▶ _Provided data_:
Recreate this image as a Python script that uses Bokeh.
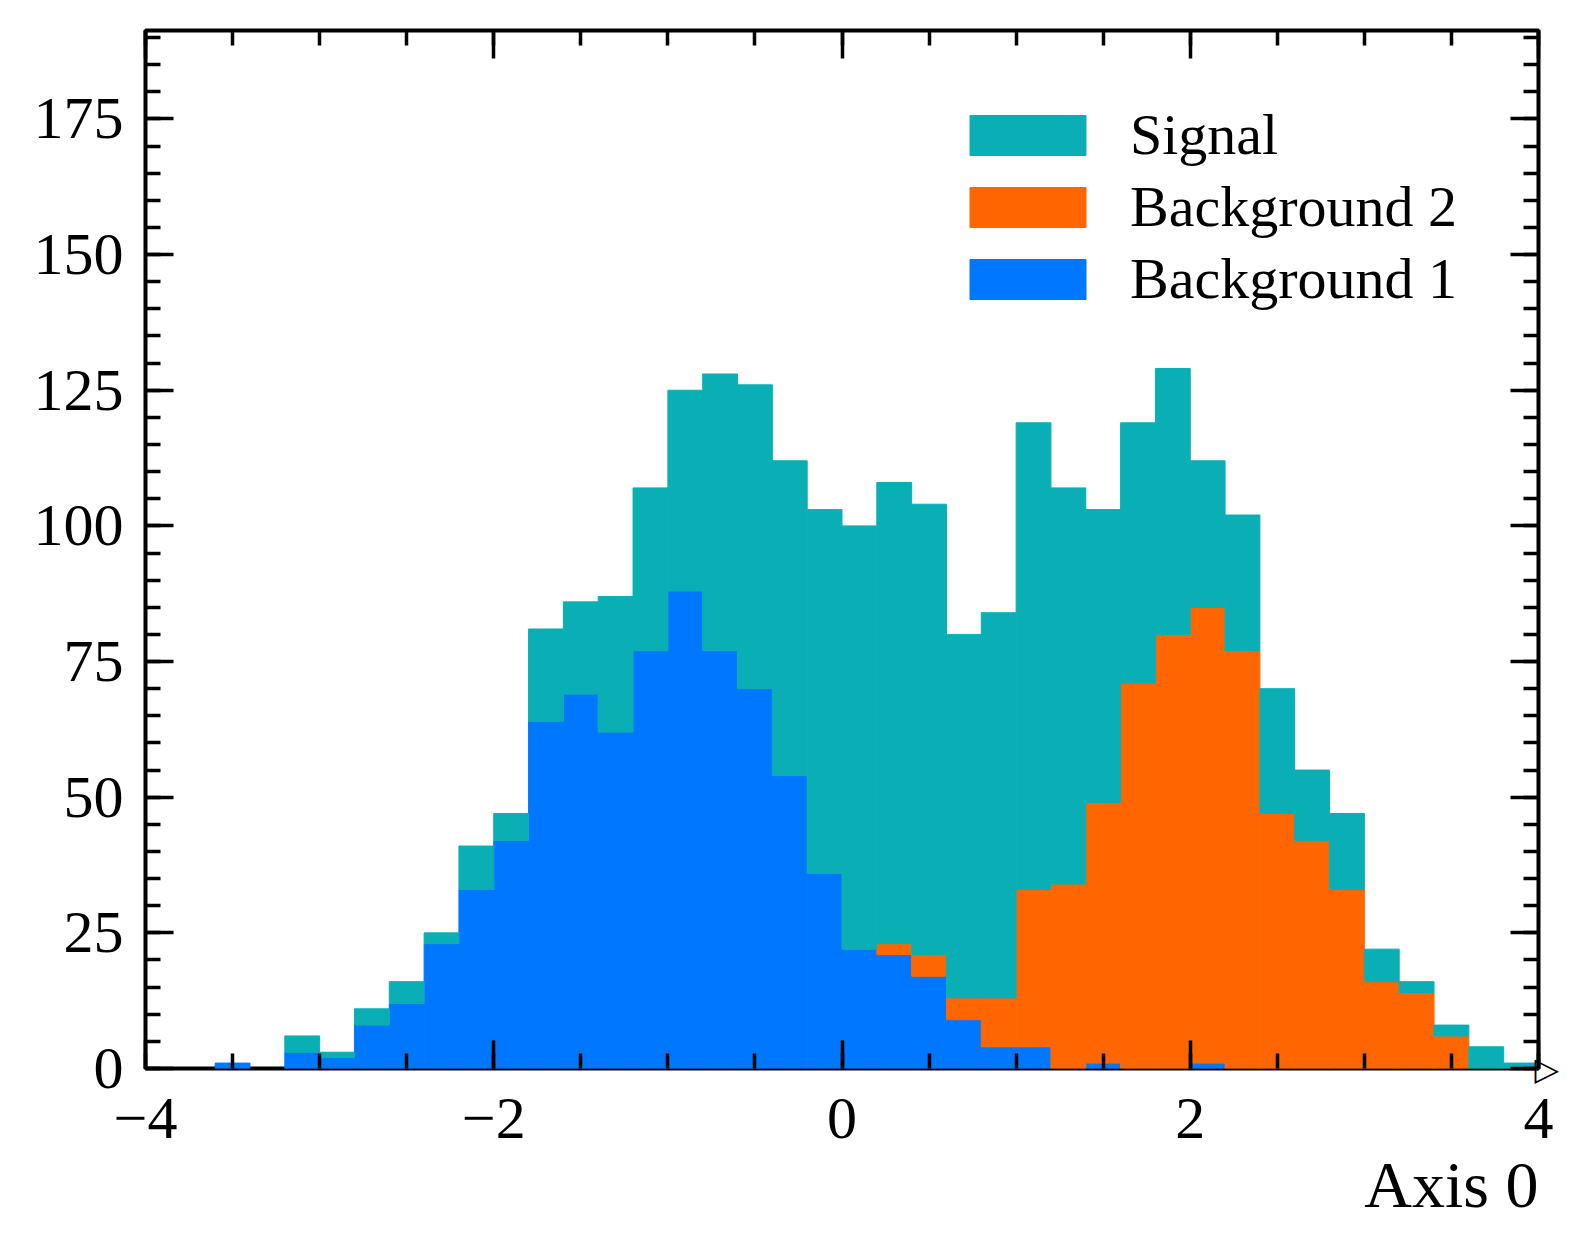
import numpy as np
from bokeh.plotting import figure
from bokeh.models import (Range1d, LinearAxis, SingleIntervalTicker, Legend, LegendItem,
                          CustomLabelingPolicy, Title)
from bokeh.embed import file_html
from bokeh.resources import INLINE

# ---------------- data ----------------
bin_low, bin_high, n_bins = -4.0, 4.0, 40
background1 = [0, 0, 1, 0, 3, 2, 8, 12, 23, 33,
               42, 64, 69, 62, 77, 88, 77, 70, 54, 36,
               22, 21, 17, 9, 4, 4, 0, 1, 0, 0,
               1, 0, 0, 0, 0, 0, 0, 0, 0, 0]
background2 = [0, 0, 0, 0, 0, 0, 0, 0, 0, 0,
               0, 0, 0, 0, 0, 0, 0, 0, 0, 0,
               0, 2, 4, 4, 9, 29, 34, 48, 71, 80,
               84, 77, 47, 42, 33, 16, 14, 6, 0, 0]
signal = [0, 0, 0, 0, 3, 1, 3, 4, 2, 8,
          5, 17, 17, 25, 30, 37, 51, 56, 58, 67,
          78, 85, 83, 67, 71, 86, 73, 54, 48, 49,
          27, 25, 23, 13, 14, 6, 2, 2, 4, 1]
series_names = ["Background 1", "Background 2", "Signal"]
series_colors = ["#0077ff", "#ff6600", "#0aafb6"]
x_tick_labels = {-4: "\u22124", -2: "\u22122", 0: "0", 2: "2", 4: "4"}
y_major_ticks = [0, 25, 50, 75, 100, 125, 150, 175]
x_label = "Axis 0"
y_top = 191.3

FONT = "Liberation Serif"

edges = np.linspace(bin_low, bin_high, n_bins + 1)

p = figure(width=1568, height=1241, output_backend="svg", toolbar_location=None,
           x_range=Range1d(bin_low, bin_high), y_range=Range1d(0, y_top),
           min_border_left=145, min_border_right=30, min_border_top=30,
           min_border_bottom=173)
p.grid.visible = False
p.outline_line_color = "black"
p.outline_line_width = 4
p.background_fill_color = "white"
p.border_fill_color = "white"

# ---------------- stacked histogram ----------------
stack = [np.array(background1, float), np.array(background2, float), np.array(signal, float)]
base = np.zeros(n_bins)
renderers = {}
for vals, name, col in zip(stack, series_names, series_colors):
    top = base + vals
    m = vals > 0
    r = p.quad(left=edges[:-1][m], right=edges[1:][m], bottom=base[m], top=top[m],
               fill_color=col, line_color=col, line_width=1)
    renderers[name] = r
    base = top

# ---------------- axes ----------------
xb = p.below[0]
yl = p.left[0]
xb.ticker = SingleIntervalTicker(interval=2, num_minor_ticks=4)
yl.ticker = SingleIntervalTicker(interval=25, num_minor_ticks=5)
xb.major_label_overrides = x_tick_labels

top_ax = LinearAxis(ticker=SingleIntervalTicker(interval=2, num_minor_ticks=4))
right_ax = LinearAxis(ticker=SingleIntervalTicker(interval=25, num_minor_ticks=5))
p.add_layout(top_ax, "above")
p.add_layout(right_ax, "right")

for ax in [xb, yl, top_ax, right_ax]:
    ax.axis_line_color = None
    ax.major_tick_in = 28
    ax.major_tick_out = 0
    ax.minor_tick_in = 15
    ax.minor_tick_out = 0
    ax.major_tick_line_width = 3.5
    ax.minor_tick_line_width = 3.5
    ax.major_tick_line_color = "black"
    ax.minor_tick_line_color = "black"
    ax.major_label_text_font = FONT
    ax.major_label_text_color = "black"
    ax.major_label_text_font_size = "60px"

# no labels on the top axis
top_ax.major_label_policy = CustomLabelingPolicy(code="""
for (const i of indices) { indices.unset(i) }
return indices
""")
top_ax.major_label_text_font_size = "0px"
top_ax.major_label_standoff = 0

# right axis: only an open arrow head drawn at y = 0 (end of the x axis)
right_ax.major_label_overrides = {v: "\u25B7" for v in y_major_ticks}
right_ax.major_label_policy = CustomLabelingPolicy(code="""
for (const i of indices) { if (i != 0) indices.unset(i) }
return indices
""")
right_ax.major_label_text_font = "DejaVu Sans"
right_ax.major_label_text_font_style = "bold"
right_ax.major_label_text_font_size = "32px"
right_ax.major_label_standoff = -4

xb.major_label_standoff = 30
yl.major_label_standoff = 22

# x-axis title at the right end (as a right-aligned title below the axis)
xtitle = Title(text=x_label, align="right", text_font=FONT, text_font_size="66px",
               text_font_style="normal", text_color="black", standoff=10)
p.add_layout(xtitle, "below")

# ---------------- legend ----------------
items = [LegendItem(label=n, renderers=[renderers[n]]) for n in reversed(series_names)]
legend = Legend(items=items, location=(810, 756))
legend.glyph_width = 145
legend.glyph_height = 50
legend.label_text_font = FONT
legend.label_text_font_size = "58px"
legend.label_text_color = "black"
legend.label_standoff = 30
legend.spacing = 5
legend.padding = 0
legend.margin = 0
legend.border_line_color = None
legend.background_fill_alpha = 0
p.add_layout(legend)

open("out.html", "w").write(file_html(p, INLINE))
---
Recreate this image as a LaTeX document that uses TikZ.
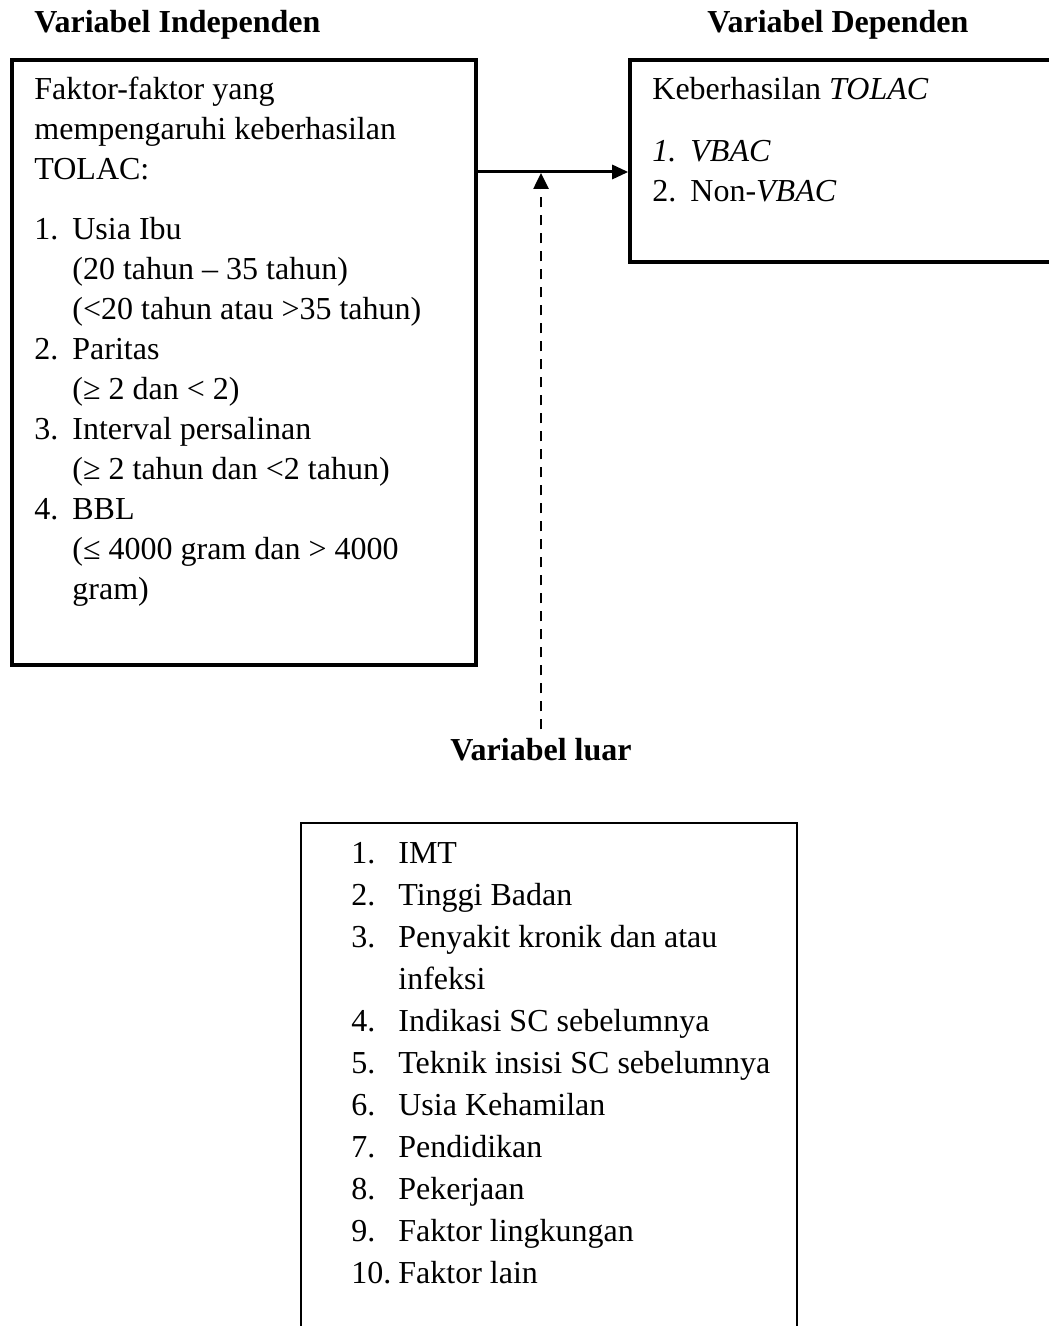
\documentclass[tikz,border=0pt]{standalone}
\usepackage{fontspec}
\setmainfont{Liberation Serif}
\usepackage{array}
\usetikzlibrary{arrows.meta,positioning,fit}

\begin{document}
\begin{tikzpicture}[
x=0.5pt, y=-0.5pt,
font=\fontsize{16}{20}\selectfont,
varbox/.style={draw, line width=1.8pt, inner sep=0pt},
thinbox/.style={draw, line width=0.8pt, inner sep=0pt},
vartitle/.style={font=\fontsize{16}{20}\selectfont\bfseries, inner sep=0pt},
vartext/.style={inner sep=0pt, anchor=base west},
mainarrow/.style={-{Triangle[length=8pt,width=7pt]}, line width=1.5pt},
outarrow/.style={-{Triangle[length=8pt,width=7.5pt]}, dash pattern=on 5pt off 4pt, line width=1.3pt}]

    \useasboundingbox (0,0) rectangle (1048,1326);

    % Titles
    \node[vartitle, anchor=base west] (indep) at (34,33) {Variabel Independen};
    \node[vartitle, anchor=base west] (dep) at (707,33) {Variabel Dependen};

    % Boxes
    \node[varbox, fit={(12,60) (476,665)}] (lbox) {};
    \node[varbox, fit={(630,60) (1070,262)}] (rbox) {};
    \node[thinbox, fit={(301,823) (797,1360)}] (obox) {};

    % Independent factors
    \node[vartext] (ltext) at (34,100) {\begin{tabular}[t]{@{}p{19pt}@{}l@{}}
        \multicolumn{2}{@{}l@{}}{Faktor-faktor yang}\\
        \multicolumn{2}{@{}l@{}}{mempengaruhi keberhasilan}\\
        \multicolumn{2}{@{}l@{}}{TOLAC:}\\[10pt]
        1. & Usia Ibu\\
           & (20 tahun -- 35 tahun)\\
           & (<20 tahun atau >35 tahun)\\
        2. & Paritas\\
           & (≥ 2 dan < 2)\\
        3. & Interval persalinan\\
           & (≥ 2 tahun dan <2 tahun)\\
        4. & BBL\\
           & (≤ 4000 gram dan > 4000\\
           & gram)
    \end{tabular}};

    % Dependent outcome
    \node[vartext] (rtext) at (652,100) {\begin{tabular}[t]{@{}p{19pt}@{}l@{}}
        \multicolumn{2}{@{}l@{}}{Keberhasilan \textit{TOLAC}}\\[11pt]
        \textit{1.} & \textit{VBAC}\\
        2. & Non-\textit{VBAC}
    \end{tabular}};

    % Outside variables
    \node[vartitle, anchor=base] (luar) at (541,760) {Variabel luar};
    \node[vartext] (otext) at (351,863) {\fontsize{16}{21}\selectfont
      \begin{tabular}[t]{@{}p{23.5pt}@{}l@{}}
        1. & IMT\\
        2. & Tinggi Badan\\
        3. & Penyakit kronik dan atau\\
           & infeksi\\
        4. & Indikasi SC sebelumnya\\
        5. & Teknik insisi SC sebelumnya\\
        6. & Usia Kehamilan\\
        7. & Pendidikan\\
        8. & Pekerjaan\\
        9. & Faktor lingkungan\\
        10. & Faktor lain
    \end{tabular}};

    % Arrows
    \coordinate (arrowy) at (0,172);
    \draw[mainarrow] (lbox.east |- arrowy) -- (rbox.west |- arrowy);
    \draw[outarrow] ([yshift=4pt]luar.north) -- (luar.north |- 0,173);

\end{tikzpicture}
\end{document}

▶ _Problem requirements_:
Using the entries above, extract exactly the lines from the one that contains "Recreate this image as a LaTeX" through the one that contains "anchor=base west] (dep)". Do not carry over any pictures.

▶ _Finished exercise_:
Recreate this image as a LaTeX document that uses TikZ.
\documentclass[tikz,border=0pt]{standalone}
\usepackage{fontspec}
\setmainfont{Liberation Serif}
\usepackage{array}
\usetikzlibrary{arrows.meta,positioning,fit}

\begin{document}
\begin{tikzpicture}[
x=0.5pt, y=-0.5pt,
font=\fontsize{16}{20}\selectfont,
varbox/.style={draw, line width=1.8pt, inner sep=0pt},
thinbox/.style={draw, line width=0.8pt, inner sep=0pt},
vartitle/.style={font=\fontsize{16}{20}\selectfont\bfseries, inner sep=0pt},
vartext/.style={inner sep=0pt, anchor=base west},
mainarrow/.style={-{Triangle[length=8pt,width=7pt]}, line width=1.5pt},
outarrow/.style={-{Triangle[length=8pt,width=7.5pt]}, dash pattern=on 5pt off 4pt, line width=1.3pt}]

    \useasboundingbox (0,0) rectangle (1048,1326);

    % Titles
    \node[vartitle, anchor=base west] (indep) at (34,33) {Variabel Independen};
    \node[vartitle, anchor=base west] (dep) at (707,33) {Variabel Dependen};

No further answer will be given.